**TASK TO CARRY OUT:** Each line below should be retyped exactly, with no pictures.

**SUPPLIED DATA:**

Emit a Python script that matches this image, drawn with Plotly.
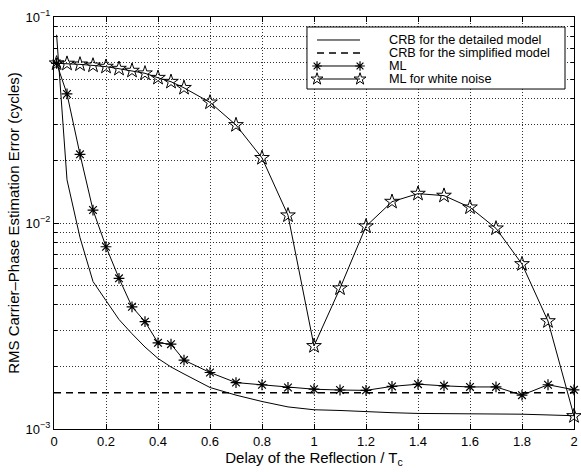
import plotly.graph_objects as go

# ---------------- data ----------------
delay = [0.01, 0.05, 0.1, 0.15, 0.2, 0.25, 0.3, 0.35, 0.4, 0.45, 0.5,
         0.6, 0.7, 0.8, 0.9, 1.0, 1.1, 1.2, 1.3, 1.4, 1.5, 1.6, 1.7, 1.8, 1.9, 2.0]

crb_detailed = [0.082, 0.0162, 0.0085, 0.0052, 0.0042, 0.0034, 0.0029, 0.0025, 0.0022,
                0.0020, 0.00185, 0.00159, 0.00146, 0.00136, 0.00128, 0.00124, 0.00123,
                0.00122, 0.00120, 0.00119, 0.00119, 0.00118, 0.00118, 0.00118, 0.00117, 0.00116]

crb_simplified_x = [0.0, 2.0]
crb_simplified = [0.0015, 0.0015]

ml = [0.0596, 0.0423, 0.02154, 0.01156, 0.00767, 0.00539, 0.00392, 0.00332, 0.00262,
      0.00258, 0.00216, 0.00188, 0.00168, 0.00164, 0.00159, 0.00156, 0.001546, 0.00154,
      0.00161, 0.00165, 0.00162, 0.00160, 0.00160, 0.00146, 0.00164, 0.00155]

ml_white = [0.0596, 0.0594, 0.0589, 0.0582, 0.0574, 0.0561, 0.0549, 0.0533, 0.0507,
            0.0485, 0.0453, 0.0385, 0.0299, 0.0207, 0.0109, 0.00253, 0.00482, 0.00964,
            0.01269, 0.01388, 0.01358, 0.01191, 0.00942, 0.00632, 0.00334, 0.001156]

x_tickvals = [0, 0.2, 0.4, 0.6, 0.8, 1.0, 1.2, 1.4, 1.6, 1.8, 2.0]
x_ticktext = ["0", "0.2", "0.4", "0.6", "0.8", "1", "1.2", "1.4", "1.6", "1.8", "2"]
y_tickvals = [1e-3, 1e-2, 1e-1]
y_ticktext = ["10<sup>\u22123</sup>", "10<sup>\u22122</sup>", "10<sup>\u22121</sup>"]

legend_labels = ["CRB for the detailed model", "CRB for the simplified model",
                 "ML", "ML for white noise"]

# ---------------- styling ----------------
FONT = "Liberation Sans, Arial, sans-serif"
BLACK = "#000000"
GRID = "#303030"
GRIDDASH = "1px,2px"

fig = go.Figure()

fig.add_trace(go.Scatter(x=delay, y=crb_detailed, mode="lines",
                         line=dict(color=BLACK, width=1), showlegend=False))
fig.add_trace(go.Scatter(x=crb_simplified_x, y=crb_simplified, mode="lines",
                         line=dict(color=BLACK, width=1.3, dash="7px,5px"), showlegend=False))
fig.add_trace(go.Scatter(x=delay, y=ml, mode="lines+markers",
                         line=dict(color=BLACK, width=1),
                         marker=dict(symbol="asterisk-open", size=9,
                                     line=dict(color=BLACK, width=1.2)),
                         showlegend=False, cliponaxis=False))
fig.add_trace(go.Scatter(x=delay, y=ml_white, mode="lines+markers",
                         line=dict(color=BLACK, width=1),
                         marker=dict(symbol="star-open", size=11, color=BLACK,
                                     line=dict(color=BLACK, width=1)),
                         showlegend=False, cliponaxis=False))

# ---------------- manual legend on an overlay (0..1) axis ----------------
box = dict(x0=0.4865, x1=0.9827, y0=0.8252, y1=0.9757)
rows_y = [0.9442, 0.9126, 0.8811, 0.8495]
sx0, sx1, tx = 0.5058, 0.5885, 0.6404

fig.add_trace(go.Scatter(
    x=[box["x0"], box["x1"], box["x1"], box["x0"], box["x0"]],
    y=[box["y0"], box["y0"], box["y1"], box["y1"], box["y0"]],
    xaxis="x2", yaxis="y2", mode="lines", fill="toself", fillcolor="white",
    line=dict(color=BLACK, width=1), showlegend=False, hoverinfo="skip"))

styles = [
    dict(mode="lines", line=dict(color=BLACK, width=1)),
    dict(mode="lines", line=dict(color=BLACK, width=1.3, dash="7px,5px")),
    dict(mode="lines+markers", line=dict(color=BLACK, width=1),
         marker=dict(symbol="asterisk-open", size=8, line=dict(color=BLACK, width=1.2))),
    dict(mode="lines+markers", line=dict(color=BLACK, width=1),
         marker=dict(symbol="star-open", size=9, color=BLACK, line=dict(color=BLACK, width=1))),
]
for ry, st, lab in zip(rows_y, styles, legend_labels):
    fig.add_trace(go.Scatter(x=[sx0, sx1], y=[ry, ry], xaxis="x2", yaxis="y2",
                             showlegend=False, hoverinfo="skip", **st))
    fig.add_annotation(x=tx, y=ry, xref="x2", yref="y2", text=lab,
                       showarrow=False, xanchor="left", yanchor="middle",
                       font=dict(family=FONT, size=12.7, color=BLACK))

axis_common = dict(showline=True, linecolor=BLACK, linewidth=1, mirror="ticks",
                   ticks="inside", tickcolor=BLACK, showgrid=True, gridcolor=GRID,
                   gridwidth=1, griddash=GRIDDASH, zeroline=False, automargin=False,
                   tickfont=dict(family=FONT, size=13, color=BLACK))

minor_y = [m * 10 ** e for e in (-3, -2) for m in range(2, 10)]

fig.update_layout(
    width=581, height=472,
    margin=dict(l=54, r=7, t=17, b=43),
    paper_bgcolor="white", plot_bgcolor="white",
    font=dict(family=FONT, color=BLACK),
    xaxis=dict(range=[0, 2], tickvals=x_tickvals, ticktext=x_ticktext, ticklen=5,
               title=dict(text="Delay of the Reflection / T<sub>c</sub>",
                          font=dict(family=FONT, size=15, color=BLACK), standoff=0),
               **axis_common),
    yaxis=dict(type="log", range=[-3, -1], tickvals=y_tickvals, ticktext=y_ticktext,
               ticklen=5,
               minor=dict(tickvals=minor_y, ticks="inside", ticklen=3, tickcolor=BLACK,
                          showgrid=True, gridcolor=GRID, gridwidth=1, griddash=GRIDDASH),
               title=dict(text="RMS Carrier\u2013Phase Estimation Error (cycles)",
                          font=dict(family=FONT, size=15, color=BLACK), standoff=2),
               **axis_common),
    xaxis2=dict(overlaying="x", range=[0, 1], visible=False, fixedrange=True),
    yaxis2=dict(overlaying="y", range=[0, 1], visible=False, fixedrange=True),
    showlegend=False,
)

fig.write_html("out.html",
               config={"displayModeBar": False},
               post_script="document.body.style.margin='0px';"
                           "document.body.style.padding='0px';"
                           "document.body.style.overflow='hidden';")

**EXERCISE OUTPUT:**
Emit a Python script that matches this image, drawn with Plotly.
import plotly.graph_objects as go

# ---------------- data ----------------
delay = [0.01, 0.05, 0.1, 0.15, 0.2, 0.25, 0.3, 0.35, 0.4, 0.45, 0.5,
         0.6, 0.7, 0.8, 0.9, 1.0, 1.1, 1.2, 1.3, 1.4, 1.5, 1.6, 1.7, 1.8, 1.9, 2.0]

crb_detailed = [0.082, 0.0162, 0.0085, 0.0052, 0.0042, 0.0034, 0.0029, 0.0025, 0.0022,
                0.0020, 0.00185, 0.00159, 0.00146, 0.00136, 0.00128, 0.00124, 0.00123,
                0.00122, 0.00120, 0.00119, 0.00119, 0.00118, 0.00118, 0.00118, 0.00117, 0.00116]

crb_simplified_x = [0.0, 2.0]
crb_simplified = [0.0015, 0.0015]

ml = [0.0596, 0.0423, 0.02154, 0.01156, 0.00767, 0.00539, 0.00392, 0.00332, 0.00262,
      0.00258, 0.00216, 0.00188, 0.00168, 0.00164, 0.00159, 0.00156, 0.001546, 0.00154,
      0.00161, 0.00165, 0.00162, 0.00160, 0.00160, 0.00146, 0.00164, 0.00155]

ml_white = [0.0596, 0.0594, 0.0589, 0.0582, 0.0574, 0.0561, 0.0549, 0.0533, 0.0507,
            0.0485, 0.0453, 0.0385, 0.0299, 0.0207, 0.0109, 0.00253, 0.00482, 0.00964,
            0.01269, 0.01388, 0.01358, 0.01191, 0.00942, 0.00632, 0.00334, 0.001156]

x_tickvals = [0, 0.2, 0.4, 0.6, 0.8, 1.0, 1.2, 1.4, 1.6, 1.8, 2.0]
x_ticktext = ["0", "0.2", "0.4", "0.6", "0.8", "1", "1.2", "1.4", "1.6", "1.8", "2"]
y_tickvals = [1e-3, 1e-2, 1e-1]
y_ticktext = ["10<sup>\u22123</sup>", "10<sup>\u22122</sup>", "10<sup>\u22121</sup>"]

legend_labels = ["CRB for the detailed model", "CRB for the simplified model",
                 "ML", "ML for white noise"]

# ---------------- styling ----------------
FONT = "Liberation Sans, Arial, sans-serif"
BLACK = "#000000"
GRID = "#303030"
GRIDDASH = "1px,2px"

fig = go.Figure()

fig.add_trace(go.Scatter(x=delay, y=crb_detailed, mode="lines",
                         line=dict(color=BLACK, width=1), showlegend=False))
fig.add_trace(go.Scatter(x=crb_simplified_x, y=crb_simplified, mode="lines",
                         line=dict(color=BLACK, width=1.3, dash="7px,5px"), showlegend=False))
fig.add_trace(go.Scatter(x=delay, y=ml, mode="lines+markers",
                         line=dict(color=BLACK, width=1),
                         marker=dict(symbol="asterisk-open", size=9,
                                     line=dict(color=BLACK, width=1.2)),
                         showlegend=False, cliponaxis=False))
fig.add_trace(go.Scatter(x=delay, y=ml_white, mode="lines+markers",
                         line=dict(color=BLACK, width=1),
                         marker=dict(symbol="star-open", size=11, color=BLACK,
                                     line=dict(color=BLACK, width=1)),
                         showlegend=False, cliponaxis=False))

# ---------------- manual legend on an overlay (0..1) axis ----------------
box = dict(x0=0.4865, x1=0.9827, y0=0.8252, y1=0.9757)
rows_y = [0.9442, 0.9126, 0.8811, 0.8495]
sx0, sx1, tx = 0.5058, 0.5885, 0.6404

fig.add_trace(go.Scatter(
    x=[box["x0"], box["x1"], box["x1"], box["x0"], box["x0"]],
    y=[box["y0"], box["y0"], box["y1"], box["y1"], box["y0"]],
    xaxis="x2", yaxis="y2", mode="lines", fill="toself", fillcolor="white",
    line=dict(color=BLACK, width=1), showlegend=False, hoverinfo="skip"))

styles = [
    dict(mode="lines", line=dict(color=BLACK, width=1)),
    dict(mode="lines", line=dict(color=BLACK, width=1.3, dash="7px,5px")),
    dict(mode="lines+markers", line=dict(color=BLACK, width=1),
         marker=dict(symbol="asterisk-open", size=8, line=dict(color=BLACK, width=1.2))),
    dict(mode="lines+markers", line=dict(color=BLACK, width=1),
         marker=dict(symbol="star-open", size=9, color=BLACK, line=dict(color=BLACK, width=1))),
]
for ry, st, lab in zip(rows_y, styles, legend_labels):
    fig.add_trace(go.Scatter(x=[sx0, sx1], y=[ry, ry], xaxis="x2", yaxis="y2",
                             showlegend=False, hoverinfo="skip", **st))
    fig.add_annotation(x=tx, y=ry, xref="x2", yref="y2", text=lab,
                       showarrow=False, xanchor="left", yanchor="middle",
                       font=dict(family=FONT, size=12.7, color=BLACK))

axis_common = dict(showline=True, linecolor=BLACK, linewidth=1, mirror="ticks",
                   ticks="inside", tickcolor=BLACK, showgrid=True, gridcolor=GRID,
                   gridwidth=1, griddash=GRIDDASH, zeroline=False, automargin=False,
                   tickfont=dict(family=FONT, size=13, color=BLACK))

minor_y = [m * 10 ** e for e in (-3, -2) for m in range(2, 10)]

fig.update_layout(
    width=581, height=472,
    margin=dict(l=54, r=7, t=17, b=43),
    paper_bgcolor="white", plot_bgcolor="white",
    font=dict(family=FONT, color=BLACK),
    xaxis=dict(range=[0, 2], tickvals=x_tickvals, ticktext=x_ticktext, ticklen=5,
               title=dict(text="Delay of the Reflection / T<sub>c</sub>",
                          font=dict(family=FONT, size=15, color=BLACK), standoff=0),
               **axis_common),
    yaxis=dict(type="log", range=[-3, -1], tickvals=y_tickvals, ticktext=y_ticktext,
               ticklen=5,
               minor=dict(tickvals=minor_y, ticks="inside", ticklen=3, tickcolor=BLACK,
                          showgrid=True, gridcolor=GRID, gridwidth=1, griddash=GRIDDASH),
               title=dict(text="RMS Carrier\u2013Phase Estimation Error (cycles)",
                          font=dict(family=FONT, size=15, color=BLACK), standoff=2),
               **axis_common),
    xaxis2=dict(overlaying="x", range=[0, 1], visible=False, fixedrange=True),
    yaxis2=dict(overlaying="y", range=[0, 1], visible=False, fixedrange=True),
    showlegend=False,
)

fig.write_html("out.html",
               config={"displayModeBar": False},
               post_script="document.body.style.margin='0px';"
                           "document.body.style.padding='0px';"
                           "document.body.style.overflow='hidden';")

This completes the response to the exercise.